Instructions to follow: Quote every line below exactly and skip any picture.

Given data:
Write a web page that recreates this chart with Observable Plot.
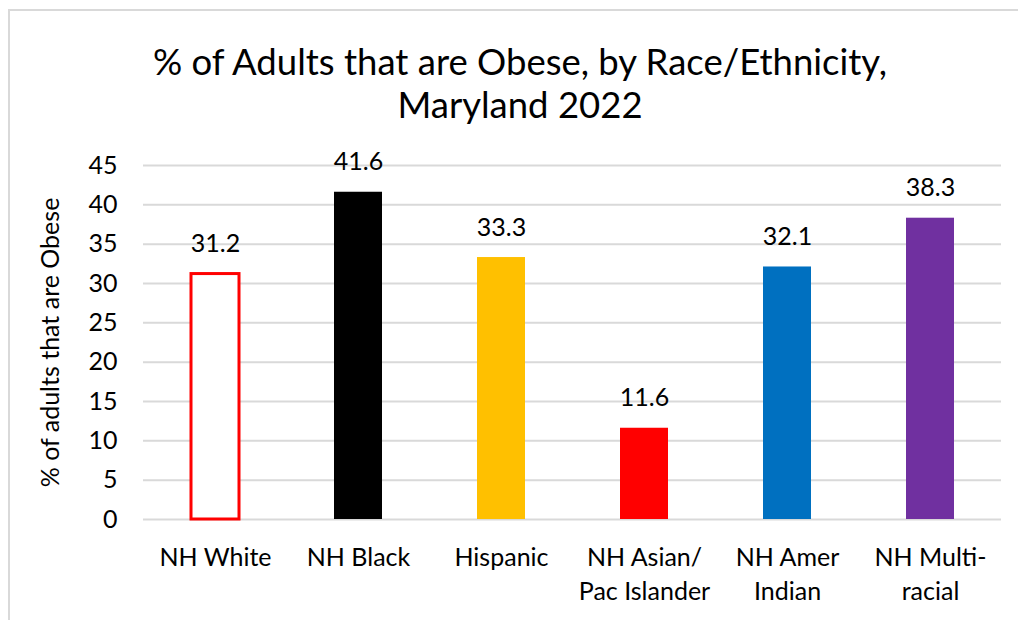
<!DOCTYPE html>
<html><head><meta charset="utf-8">
<script src="https://cdn.jsdelivr.net/npm/d3@7"></script>
<script src="https://cdn.jsdelivr.net/npm/@observablehq/plot@0.6"></script>
<style>
body{margin:0;background:#fff;font-family:Lato,sans-serif;}
#wrap{position:relative;width:1018px;height:620px;overflow:hidden;background:#fff;}
#frame{position:absolute;left:8px;top:9px;width:1030px;height:640px;border-top:2px solid #d9d9d9;border-left:2px solid #d9d9d9;}
#title{position:absolute;left:0;width:1040px;top:40px;text-align:center;font-size:36.5px;line-height:43px;color:#000;}
#chart{position:absolute;left:0;top:140px;}
</style></head><body>
<div id="wrap"><div id="frame"></div>
<div id="title">% of Adults that are Obese, by Race/Ethnicity,<br>Maryland 2022</div>
<div id="chart"></div></div>
<script>
const categories = ["NH White", "NH Black", "Hispanic", "NH Asian/\nPac Islander", "NH Amer\nIndian", "NH Multi-\nracial"];
const values = [31.2, 41.6, 33.3, 11.6, 32.1, 38.3];
const fills = ["#ffffff", "#000000", "#ffc000", "#ff0000", "#0070c0", "#7030a0"];
const strokes = ["#ff0000", "none", "none", "none", "none", "none"];
const yTicks = [0, 5, 10, 15, 20, 25, 30, 35, 40, 45];
const yLabel = "% of adults that are Obese";

const data = categories.map((c, i) => ({cat: c, value: values[i], fill: fills[i], stroke: strokes[i]}));

const chart = Plot.plot({
  width: 1018,
  height: 480,
  marginTop: 25,
  marginBottom: 101,
  marginLeft: 143,
  marginRight: 17,
  style: {fontFamily: "Lato, sans-serif", color: "#000", background: "transparent"},
  x: {domain: categories, paddingInner: 0.665, paddingOuter: 0.3325, label: null},
  y: {domain: [0, 45], label: null},
  marks: [
    Plot.ruleY(yTicks, {stroke: "#d9d9d9", strokeWidth: 2}),
    Plot.barY(data, {x: "cat", y: "value", fill: d => d.fill, stroke: d => d.stroke, strokeWidth: 3, inset: 0}),
    Plot.text(data, {x: "cat", y: "value", text: d => d.value.toFixed(1), dy: -30, lineAnchor: "middle", fontSize: 25, fill: "#000"}),
    Plot.axisY({ticks: yTicks, tickSize: 0, tickPadding: 26, fontSize: 25, label: null}),
    Plot.axisX({tickSize: 0, tickPadding: 22, fontSize: 25, lineHeight: 1.36, label: null}),
    Plot.text([yLabel], {frameAnchor: "left", dx: -93, rotate: -90, fontSize: 25, textAnchor: "middle", lineAnchor: "middle", fill: "#000"})
  ]
});
document.getElementById("chart").appendChild(chart);
</script>
</body></html>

Answer to the problem:
Write a web page that recreates this chart with Observable Plot.
<!DOCTYPE html>
<html><head><meta charset="utf-8">
<script src="https://cdn.jsdelivr.net/npm/d3@7"></script>
<script src="https://cdn.jsdelivr.net/npm/@observablehq/plot@0.6"></script>
<style>
body{margin:0;background:#fff;font-family:Lato,sans-serif;}
#wrap{position:relative;width:1018px;height:620px;overflow:hidden;background:#fff;}
#frame{position:absolute;left:8px;top:9px;width:1030px;height:640px;border-top:2px solid #d9d9d9;border-left:2px solid #d9d9d9;}
#title{position:absolute;left:0;width:1040px;top:40px;text-align:center;font-size:36.5px;line-height:43px;color:#000;}
#chart{position:absolute;left:0;top:140px;}
</style></head><body>
<div id="wrap"><div id="frame"></div>
<div id="title">% of Adults that are Obese, by Race/Ethnicity,<br>Maryland 2022</div>
<div id="chart"></div></div>
<script>
const categories = ["NH White", "NH Black", "Hispanic", "NH Asian/\nPac Islander", "NH Amer\nIndian", "NH Multi-\nracial"];
const values = [31.2, 41.6, 33.3, 11.6, 32.1, 38.3];
const fills = ["#ffffff", "#000000", "#ffc000", "#ff0000", "#0070c0", "#7030a0"];
const strokes = ["#ff0000", "none", "none", "none", "none", "none"];
const yTicks = [0, 5, 10, 15, 20, 25, 30, 35, 40, 45];
const yLabel = "% of adults that are Obese";

const data = categories.map((c, i) => ({cat: c, value: values[i], fill: fills[i], stroke: strokes[i]}));

const chart = Plot.plot({
  width: 1018,
  height: 480,
  marginTop: 25,
  marginBottom: 101,
  marginLeft: 143,
  marginRight: 17,
  style: {fontFamily: "Lato, sans-serif", color: "#000", background: "transparent"},
  x: {domain: categories, paddingInner: 0.665, paddingOuter: 0.3325, label: null},
  y: {domain: [0, 45], label: null},
  marks: [
    Plot.ruleY(yTicks, {stroke: "#d9d9d9", strokeWidth: 2}),
    Plot.barY(data, {x: "cat", y: "value", fill: d => d.fill, stroke: d => d.stroke, strokeWidth: 3, inset: 0}),
    Plot.text(data, {x: "cat", y: "value", text: d => d.value.toFixed(1), dy: -30, lineAnchor: "middle", fontSize: 25, fill: "#000"}),
    Plot.axisY({ticks: yTicks, tickSize: 0, tickPadding: 26, fontSize: 25, label: null}),
    Plot.axisX({tickSize: 0, tickPadding: 22, fontSize: 25, lineHeight: 1.36, label: null}),
    Plot.text([yLabel], {frameAnchor: "left", dx: -93, rotate: -90, fontSize: 25, textAnchor: "middle", lineAnchor: "middle", fill: "#000"})
  ]
});
document.getElementById("chart").appendChild(chart);
</script>
</body></html>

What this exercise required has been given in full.